Restate exactly the lines of the entries below, beginning with the first and ending with the line that holds "p1_sig_y = [1.31, 3.50]". Pictures are not copied.
==== Data to process ====
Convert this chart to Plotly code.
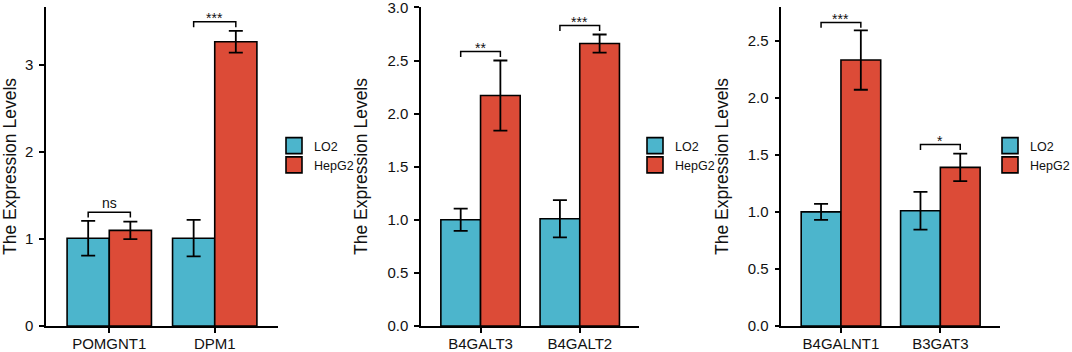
import plotly.graph_objects as go

# ---------------- data ----------------
groups = ["LO2", "HepG2"]
group_colors = ["#4CB5CC", "#DC4B37"]

p1_genes = ["POMGNT1", "DPM1"]
p1_lo2 = [1.01, 1.01]
p1_lo2_err = [0.20, 0.21]
p1_hep = [1.10, 3.27]
p1_hep_err = [0.10, 0.125]
p1_sig = ["ns", "***"]
p1_sig_y = [1.31, 3.50]

p2_genes = ["B4GALT3", "B4GALT2"]
p2_lo2 = [1.00, 1.01]
p2_lo2_err = [0.105, 0.175]
p2_hep = [2.17, 2.66]
p2_hep_err = [0.33, 0.085]
p2_sig = ["**", "***"]
p2_sig_y = [2.585, 2.83]

p3_genes = ["B4GALNT1", "B3GAT3"]
p3_lo2 = [1.00, 1.01]
p3_lo2_err = [0.07, 0.165]
p3_hep = [2.33, 1.39]
p3_hep_err = [0.26, 0.12]
p3_sig = ["***", "*"]
p3_sig_y = [2.66, 1.59]

y_max = [3.67, 3.004, 2.795]
y_dtick = [1, 0.5, 0.5]
y_fmt = ["d", ".1f", ".1f"]
y_title = "The Expression Levels"

panels = [
    (p1_genes, p1_lo2, p1_lo2_err, p1_hep, p1_hep_err, p1_sig, p1_sig_y),
    (p2_genes, p2_lo2, p2_lo2_err, p2_hep, p2_hep_err, p2_sig, p2_sig_y),
    (p3_genes, p3_lo2, p3_lo2_err, p3_hep, p3_hep_err, p3_sig, p3_sig_y),
]

# ---------------- layout constants ----------------
W, H = 1072, 352
FONT = "Liberation Sans, Arial, sans-serif"
x_dom_px = [(46, 278), (421, 639.3), (781.3, 1000)]
y_dom = [(H - 326) / H, (H - 7) / H]
legend_x_px = [274, 635, 990]
legend_top_px = 131

fig = go.Figure()
layout = dict(
    width=W, height=H,
    margin=dict(l=0, r=0, t=0, b=0, autoexpand=False),
    paper_bgcolor="white", plot_bgcolor="white",
    barmode="group", bargap=0.2, bargroupgap=0,
    font=dict(family=FONT, color="#111111"),
    showlegend=True,
)
annotations = []

for k, (genes, lo2, lo2e, hep, hepe, sig, sig_y) in enumerate(panels):
    sfx = "" if k == 0 else str(k + 1)
    xa, ya = "x" + sfx, "y" + sfx
    leg = "legend" + sfx
    pos = [i + 1 for i in range(len(genes))]

    for vals, errs, name, col in [(lo2, lo2e, groups[0], group_colors[0]),
                                  (hep, hepe, groups[1], group_colors[1])]:
        fig.add_trace(go.Bar(
            x=pos, y=vals, name=name, xaxis=xa, yaxis=ya,
            marker=dict(color=col, line=dict(color="black", width=1.6)),
            error_y=dict(type="data", array=errs, visible=True,
                         color="black", thickness=1.8, width=7),
            showlegend=False, offsetgroup=name,
        ))
        # legend entry (no data coordinates)
        fig.add_trace(go.Scatter(
            x=[None], y=[None], mode="markers", name=name,
            xaxis=xa, yaxis=ya, legend=leg,
            marker=dict(symbol="square", size=16, color=col,
                        line=dict(color="black", width=1.6)),
        ))

    drop = 0.017 * y_max[k]
    for i, (lab, sy) in enumerate(zip(sig, sig_y)):
        c = pos[i]
        fig.add_trace(go.Scatter(
            x=[c - 0.2, c - 0.2, c + 0.2, c + 0.2],
            y=[sy - drop, sy, sy, sy - drop],
            mode="lines", line=dict(color="black", width=1.5),
            xaxis=xa, yaxis=ya, showlegend=False, hoverinfo="skip",
        ))
        is_star = "*" in lab
        annotations.append(dict(
            x=c, y=sy, xref=xa, yref=ya, text=lab, showarrow=False,
            yanchor="middle", yshift=3.5 if is_star else 9,
            font=dict(family=FONT, size=14, color="#111111"),
        ))

    x0, x1 = x_dom_px[k]
    layout["xaxis" + sfx] = dict(
        domain=[x0 / W, x1 / W], anchor=ya, range=[0.4, 2.6],
        tickvals=pos, ticktext=genes, automargin=False,
        showline=True, linecolor="black", linewidth=1.5,
        ticks="outside", ticklen=5, tickwidth=1.5, tickcolor="black",
        ticklabelstandoff=-2, ticklabeloverflow="allow",
        showgrid=False, zeroline=False,
        tickfont=dict(family=FONT, size=15, color="#111111"),
    )
    layout["yaxis" + sfx] = dict(
        domain=list(y_dom), anchor=xa, range=[0, y_max[k]],
        dtick=y_dtick[k], tick0=0, tickformat=y_fmt[k], automargin=False,
        showline=True, linecolor="black", linewidth=1.5,
        ticks="outside", ticklen=5, tickwidth=1.5, tickcolor="black",
        ticklabelstandoff=3, ticklabeloverflow="allow",
        showgrid=False, zeroline=False,
        tickfont=dict(family=FONT, size=15, color="#111111"),
        title=dict(text=y_title, standoff=15,
                   font=dict(family=FONT, size=17.5, color="#111111")),
    )
    layout[leg] = dict(
        x=legend_x_px[k] / W, y=(H - legend_top_px) / H,
        xanchor="left", yanchor="top",
        bgcolor="rgba(0,0,0,0)", borderwidth=0,
        font=dict(family=FONT, size=12.5, color="#111111"),
        tracegroupgap=0,
    )

layout["annotations"] = annotations
fig.update_layout(**layout)
# remove the browser's default page margin so the figure sits at (0, 0)
fig.write_html("out.html", config={"displayModeBar": False},
               post_script="document.body.style.margin='0';")
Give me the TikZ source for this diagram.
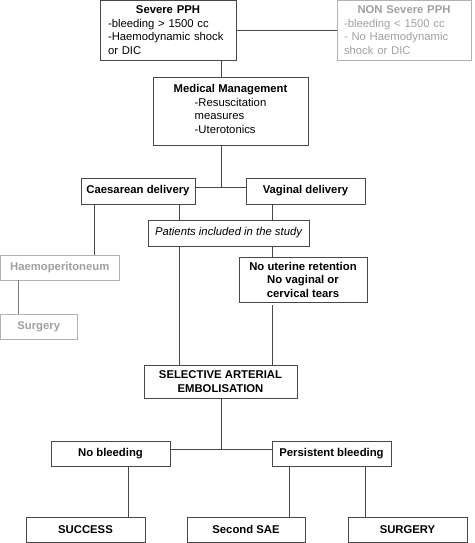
====
* _Full output_:
Convert this chart to Plotly code.
import plotly.graph_objects as go

# ---------------- data ----------------
groups = ["LO2", "HepG2"]
group_colors = ["#4CB5CC", "#DC4B37"]

p1_genes = ["POMGNT1", "DPM1"]
p1_lo2 = [1.01, 1.01]
p1_lo2_err = [0.20, 0.21]
p1_hep = [1.10, 3.27]
p1_hep_err = [0.10, 0.125]
p1_sig = ["ns", "***"]
p1_sig_y = [1.31, 3.50]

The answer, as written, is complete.